= Ignotum per ignotius =

Explanation unhelpful due to its unfamiliarity

Ignotum per ignotius (Latin for "the unknown by the more unknown") describes an explanation that is less familiar than the concept it would explain.

An example would be: "The oven felt hot because of Fourier's law." It is unlikely that a person unfamiliar with the hotness of ovens would be enlightened by a reference to a fundamental law of physics.

That said, since these explanations could enlighten people in theory, ignotum per ignotius is not strictly a fallacy, but a criticism of an argument on rhetorical grounds, stating that such an argument is not useful in a particular context.

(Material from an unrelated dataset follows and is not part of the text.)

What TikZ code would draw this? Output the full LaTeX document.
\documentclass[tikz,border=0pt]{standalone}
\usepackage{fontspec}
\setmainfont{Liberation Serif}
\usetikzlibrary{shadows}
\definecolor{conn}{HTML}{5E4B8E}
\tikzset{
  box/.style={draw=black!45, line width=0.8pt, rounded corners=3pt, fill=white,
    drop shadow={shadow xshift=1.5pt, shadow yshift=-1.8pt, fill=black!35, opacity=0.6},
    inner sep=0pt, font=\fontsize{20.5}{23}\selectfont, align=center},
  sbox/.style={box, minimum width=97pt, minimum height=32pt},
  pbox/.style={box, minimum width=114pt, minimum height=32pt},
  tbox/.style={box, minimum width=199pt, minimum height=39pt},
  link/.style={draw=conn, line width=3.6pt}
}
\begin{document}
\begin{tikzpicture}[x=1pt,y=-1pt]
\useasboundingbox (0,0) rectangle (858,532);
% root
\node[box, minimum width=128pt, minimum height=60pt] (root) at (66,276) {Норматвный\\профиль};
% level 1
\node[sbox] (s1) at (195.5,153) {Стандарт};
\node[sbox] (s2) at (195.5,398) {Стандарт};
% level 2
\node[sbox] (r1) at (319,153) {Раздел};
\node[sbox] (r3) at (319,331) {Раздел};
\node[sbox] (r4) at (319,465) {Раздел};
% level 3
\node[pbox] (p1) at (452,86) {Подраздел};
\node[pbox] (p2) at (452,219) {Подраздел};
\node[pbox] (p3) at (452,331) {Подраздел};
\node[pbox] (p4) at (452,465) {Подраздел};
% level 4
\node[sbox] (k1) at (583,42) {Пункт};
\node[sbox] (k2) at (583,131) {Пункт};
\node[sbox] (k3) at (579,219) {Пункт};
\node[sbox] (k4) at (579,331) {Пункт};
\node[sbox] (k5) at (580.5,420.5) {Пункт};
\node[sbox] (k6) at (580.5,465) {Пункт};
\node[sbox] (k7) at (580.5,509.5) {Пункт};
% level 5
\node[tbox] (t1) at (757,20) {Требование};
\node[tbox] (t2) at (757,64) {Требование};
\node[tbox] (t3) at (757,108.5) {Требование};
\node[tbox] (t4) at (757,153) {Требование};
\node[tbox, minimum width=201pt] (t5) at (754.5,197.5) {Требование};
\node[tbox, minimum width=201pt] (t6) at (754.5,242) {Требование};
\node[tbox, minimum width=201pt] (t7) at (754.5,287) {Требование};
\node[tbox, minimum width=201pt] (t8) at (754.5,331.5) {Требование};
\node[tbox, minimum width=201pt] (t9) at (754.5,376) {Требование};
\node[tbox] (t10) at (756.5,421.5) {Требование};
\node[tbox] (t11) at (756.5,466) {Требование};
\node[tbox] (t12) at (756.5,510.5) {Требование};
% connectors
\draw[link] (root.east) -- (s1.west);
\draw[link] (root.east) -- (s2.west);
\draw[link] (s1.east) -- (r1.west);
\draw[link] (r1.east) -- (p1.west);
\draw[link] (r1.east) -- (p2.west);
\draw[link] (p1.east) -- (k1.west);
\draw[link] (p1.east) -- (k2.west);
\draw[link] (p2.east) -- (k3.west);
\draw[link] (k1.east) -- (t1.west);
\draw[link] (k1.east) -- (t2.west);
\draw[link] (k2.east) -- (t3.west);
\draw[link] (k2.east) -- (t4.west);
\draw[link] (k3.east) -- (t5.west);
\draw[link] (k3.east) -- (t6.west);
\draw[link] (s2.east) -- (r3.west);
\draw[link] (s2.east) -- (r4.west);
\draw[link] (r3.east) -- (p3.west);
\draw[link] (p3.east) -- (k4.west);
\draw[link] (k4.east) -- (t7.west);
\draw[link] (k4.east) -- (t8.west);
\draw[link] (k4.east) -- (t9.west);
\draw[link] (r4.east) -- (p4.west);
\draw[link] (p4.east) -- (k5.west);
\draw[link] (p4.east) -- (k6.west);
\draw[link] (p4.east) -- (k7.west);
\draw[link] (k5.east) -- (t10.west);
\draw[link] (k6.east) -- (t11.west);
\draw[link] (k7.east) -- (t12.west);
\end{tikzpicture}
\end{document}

==Ignotum per æque ignotum==
Ignotum per æque ignotum, meaning "the unknown by the equally unknown", is a related form of fallacy in which one attempts to prove something unknown by deducing it from something else that is also not known to be true.

== Τό ἧττον ἄπορον διά τοῦ μείζονος ἀπόρου ==
Τὸ ἧττον ἄπορον διὰ τοῦ μείζονος ἀπόρου (Ancient Greek for "the less doubtful by the more doubtful") found in Sextus Empiricus (Against the Physicists. Against the ethicists, I, 34) when he comments on Democritus's views concerning the conception of God. In the translation of the original text in English by R. G. Bury, the word "ἄπορον" is translated as "doubtful" is utmost misleading, as one can find that the word ἄπορος • (áporos) m or f (neuter ἄπορον) from ἀ- (a-, “not”) + πόρος (póros, “passage”) simply means:

1. without passage, impassable, having no way through
2. hard, difficult
3. (of people) hard to deal with, unmanageable
4. not knowing what to do, at a loss
5. poor, needy

and not "doubtful" .

One can also find the refutation, that the Pyrrhonian sceptic doesn't doubt, at Henrik Langerlund's book Skepticism in Philosophy, A Comprehensive, Historical Introduction (2020).

As Benson Mates points out in the introduction to his translation of the Outlines, this might seem like too fine a point, but it is extremely important for a proper understanding of Sextus’ version of skepticism. ‘Doubt’ implies an understanding of what it is you are doubting. To use Mates’s example, I cannot doubt that 8 is a prime number unless I already know what a prime number is, but I can be at a loss without having to understand or even know anything. This distinction is crucial for Sextus. I can be at a loss without giving any assertion to something being the case, whereas ‘doubt’ cannot be used in this way.

The confusion of these terms seems to have started from the first translation of Sextus in 1562 by Henri Estienne, also known as Henrico Stephano. He translated the aforementioned sentence as follows:

Democritus autem non est fide dignus, qui minus dubium docet per maius.